__Exercise directions__
Skip all pictures. Write out the data below from its first line through the line that contains "import * as".

══ Supplied material

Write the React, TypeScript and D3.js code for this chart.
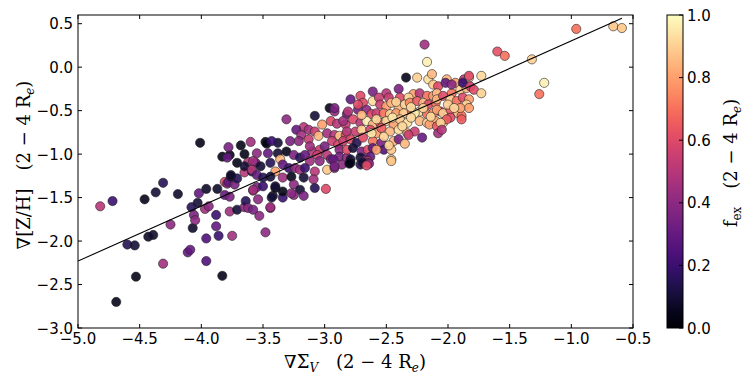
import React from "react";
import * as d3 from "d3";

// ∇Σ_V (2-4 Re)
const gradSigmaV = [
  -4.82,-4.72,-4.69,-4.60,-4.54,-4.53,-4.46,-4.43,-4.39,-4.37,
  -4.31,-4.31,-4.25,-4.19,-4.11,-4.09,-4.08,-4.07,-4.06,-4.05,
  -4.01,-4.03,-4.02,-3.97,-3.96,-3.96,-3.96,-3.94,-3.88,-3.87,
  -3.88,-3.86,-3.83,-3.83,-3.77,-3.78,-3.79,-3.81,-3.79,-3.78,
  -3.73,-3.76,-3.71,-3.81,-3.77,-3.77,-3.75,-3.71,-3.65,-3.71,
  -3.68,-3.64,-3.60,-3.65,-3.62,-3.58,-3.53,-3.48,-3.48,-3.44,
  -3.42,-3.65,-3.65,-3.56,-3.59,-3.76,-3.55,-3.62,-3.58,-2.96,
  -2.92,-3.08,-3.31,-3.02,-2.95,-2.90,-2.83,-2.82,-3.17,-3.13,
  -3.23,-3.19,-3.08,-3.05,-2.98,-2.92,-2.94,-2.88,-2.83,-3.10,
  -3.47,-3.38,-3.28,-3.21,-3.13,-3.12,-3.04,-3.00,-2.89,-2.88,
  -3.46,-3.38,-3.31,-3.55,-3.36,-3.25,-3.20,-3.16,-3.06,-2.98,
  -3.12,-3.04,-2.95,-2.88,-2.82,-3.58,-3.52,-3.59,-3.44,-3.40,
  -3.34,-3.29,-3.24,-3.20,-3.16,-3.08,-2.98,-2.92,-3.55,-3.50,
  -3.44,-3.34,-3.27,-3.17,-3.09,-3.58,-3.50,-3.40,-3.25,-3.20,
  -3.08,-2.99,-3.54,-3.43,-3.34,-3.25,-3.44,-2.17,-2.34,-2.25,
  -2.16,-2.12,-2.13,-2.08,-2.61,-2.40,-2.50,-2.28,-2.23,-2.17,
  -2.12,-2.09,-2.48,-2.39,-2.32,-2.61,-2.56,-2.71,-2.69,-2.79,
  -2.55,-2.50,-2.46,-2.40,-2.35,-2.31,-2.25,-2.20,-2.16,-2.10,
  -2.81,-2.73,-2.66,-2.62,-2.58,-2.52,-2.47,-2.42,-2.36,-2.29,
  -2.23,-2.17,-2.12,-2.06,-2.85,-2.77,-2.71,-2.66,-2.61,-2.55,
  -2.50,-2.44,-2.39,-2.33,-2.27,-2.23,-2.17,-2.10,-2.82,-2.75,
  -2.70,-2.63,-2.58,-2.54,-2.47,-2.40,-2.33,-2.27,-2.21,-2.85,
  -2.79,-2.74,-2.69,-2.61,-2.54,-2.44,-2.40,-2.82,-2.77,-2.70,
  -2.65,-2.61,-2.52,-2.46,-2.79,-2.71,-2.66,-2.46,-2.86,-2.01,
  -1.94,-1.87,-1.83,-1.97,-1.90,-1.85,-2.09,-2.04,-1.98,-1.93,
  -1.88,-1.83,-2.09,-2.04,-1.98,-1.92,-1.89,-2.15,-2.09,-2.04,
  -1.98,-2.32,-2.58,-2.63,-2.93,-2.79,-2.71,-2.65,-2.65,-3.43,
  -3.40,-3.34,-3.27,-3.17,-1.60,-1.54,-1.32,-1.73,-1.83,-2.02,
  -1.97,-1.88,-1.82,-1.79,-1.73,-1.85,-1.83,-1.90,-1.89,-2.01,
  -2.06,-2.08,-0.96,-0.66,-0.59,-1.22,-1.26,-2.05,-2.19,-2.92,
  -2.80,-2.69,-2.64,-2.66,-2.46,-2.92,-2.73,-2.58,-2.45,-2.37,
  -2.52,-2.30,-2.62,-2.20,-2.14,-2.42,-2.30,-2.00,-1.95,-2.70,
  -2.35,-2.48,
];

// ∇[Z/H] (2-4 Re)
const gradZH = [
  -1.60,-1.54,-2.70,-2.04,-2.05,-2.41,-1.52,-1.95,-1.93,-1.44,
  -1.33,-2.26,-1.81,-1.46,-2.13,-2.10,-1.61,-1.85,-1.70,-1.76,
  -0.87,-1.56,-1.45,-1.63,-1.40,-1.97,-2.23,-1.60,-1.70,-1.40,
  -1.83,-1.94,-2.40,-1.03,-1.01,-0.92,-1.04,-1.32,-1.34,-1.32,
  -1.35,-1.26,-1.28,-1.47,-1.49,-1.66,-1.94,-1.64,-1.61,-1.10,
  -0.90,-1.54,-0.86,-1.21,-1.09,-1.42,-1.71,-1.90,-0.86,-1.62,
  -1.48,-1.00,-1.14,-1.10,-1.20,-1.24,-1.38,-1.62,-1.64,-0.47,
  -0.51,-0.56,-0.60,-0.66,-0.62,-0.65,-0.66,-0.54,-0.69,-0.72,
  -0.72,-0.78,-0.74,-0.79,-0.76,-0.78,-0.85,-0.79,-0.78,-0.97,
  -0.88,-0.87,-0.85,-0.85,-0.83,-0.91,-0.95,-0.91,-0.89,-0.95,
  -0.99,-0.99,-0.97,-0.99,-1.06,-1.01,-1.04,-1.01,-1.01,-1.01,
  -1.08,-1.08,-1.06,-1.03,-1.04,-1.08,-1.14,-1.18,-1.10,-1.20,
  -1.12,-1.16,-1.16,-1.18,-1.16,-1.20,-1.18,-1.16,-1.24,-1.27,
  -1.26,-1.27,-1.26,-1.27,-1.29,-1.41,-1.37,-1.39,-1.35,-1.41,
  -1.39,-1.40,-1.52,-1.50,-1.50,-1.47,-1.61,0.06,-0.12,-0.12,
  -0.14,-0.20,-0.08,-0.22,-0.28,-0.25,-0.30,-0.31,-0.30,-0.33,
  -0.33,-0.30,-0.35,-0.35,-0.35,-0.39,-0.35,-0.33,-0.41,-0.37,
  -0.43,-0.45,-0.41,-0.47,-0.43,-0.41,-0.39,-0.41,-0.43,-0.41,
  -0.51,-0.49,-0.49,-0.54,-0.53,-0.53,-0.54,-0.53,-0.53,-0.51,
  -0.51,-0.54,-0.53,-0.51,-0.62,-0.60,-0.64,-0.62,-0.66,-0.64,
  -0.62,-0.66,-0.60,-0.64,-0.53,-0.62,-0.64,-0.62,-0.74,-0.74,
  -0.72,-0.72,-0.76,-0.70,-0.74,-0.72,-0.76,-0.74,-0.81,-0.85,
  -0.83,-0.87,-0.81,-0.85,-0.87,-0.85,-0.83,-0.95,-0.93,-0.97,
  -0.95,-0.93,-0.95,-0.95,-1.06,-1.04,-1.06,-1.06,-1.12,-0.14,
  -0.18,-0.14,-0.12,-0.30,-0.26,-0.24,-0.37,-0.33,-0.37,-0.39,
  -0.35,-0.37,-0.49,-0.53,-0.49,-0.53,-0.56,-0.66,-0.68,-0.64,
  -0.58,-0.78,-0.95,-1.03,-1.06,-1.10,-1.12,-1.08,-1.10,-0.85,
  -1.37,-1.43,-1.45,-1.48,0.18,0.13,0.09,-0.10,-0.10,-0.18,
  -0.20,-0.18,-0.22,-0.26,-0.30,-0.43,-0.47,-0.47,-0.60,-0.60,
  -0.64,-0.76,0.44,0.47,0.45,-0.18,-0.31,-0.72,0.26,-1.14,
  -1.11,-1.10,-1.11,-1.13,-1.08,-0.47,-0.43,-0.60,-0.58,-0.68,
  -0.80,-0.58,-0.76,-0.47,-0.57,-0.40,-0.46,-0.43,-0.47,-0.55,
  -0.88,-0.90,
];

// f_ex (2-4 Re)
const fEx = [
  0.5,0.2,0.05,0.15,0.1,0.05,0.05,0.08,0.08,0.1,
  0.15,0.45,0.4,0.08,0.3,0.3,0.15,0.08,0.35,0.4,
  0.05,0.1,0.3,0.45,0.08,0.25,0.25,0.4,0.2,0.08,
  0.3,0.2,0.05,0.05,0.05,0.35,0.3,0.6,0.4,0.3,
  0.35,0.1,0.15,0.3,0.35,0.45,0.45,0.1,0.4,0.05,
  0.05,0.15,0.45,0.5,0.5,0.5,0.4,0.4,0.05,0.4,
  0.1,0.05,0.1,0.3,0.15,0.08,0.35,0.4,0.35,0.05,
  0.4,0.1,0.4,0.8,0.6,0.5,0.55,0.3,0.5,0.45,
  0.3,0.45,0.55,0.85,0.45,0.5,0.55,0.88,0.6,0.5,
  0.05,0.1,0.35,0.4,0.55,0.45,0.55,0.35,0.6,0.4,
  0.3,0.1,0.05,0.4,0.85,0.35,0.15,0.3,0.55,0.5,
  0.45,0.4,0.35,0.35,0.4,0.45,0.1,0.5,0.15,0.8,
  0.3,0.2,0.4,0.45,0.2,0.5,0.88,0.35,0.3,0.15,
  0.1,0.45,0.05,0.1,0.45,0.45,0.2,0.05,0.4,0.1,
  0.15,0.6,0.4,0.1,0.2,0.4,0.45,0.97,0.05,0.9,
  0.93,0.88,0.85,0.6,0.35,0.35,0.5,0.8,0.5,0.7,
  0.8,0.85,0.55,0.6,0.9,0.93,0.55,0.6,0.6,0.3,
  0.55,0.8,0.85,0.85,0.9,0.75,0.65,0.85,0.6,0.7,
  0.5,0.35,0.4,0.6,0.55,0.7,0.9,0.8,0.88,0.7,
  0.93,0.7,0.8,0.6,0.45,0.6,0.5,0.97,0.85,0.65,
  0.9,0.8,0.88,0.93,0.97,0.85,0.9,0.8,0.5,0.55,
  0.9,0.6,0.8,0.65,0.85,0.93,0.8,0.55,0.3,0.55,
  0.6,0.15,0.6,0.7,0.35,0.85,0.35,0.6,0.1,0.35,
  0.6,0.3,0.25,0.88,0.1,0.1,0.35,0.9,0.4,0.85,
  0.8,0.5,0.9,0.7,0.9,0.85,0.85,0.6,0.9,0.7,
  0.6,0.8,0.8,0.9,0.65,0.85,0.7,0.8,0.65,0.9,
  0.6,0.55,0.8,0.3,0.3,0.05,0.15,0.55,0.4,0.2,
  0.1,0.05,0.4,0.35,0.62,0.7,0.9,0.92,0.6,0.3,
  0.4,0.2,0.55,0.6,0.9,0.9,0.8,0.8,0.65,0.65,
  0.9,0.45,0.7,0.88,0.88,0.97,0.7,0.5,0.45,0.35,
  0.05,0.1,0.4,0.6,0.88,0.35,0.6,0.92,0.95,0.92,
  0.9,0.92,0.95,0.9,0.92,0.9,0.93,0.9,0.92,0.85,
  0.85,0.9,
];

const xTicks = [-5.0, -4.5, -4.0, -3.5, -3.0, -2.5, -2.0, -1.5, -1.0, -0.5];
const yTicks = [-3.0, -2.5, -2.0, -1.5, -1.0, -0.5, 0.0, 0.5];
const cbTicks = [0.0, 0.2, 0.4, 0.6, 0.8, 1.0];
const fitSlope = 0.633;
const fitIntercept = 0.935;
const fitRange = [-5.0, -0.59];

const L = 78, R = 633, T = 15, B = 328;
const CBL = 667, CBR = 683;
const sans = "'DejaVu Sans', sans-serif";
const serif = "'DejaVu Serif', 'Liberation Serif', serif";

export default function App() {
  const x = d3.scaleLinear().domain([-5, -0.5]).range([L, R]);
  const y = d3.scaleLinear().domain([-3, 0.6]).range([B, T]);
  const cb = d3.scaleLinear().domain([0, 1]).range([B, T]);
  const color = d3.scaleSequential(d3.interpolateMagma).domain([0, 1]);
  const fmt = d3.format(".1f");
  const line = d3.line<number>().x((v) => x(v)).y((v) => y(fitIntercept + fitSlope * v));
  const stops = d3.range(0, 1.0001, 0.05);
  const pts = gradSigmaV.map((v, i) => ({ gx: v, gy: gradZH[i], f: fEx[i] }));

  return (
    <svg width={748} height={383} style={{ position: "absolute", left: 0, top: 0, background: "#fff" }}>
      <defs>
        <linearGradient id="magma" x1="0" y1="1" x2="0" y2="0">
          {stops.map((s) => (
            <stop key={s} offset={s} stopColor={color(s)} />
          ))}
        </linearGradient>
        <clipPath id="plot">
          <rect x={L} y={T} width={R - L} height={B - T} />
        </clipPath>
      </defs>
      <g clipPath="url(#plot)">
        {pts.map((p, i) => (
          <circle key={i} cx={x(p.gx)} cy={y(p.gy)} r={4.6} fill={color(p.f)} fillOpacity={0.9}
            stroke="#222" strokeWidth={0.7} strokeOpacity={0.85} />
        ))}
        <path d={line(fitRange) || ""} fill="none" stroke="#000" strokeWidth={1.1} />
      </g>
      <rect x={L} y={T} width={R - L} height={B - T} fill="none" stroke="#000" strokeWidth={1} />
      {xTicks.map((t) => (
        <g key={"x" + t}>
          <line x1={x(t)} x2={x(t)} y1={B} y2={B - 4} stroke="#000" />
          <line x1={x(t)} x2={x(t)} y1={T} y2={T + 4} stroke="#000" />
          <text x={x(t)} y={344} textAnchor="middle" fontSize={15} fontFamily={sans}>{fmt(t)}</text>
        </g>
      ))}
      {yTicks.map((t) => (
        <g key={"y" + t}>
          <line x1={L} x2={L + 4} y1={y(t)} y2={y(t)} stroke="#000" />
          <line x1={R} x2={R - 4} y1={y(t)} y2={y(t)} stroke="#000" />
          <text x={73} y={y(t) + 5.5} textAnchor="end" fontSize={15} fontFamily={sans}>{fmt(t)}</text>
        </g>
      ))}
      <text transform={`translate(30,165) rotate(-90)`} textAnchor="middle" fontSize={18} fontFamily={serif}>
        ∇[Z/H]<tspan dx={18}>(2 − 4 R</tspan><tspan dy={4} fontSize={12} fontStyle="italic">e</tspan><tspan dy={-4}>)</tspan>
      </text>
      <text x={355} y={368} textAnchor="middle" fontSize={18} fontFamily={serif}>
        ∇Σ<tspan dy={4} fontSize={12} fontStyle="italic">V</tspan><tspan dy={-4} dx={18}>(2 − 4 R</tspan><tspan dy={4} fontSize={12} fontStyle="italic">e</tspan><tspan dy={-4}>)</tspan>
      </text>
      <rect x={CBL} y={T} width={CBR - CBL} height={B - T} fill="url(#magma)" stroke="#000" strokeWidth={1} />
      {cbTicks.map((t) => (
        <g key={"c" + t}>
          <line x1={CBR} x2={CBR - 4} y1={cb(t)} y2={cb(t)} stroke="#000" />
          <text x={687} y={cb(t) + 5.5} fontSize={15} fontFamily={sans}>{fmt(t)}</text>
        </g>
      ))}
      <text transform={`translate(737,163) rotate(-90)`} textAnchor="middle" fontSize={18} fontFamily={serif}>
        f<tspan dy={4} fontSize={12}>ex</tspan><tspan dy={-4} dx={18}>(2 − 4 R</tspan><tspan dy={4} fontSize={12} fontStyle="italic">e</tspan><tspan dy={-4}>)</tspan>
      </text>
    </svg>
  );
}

════

__The reply__
Write the React, TypeScript and D3.js code for this chart.
import React from "react";
import * as d3 from "d3";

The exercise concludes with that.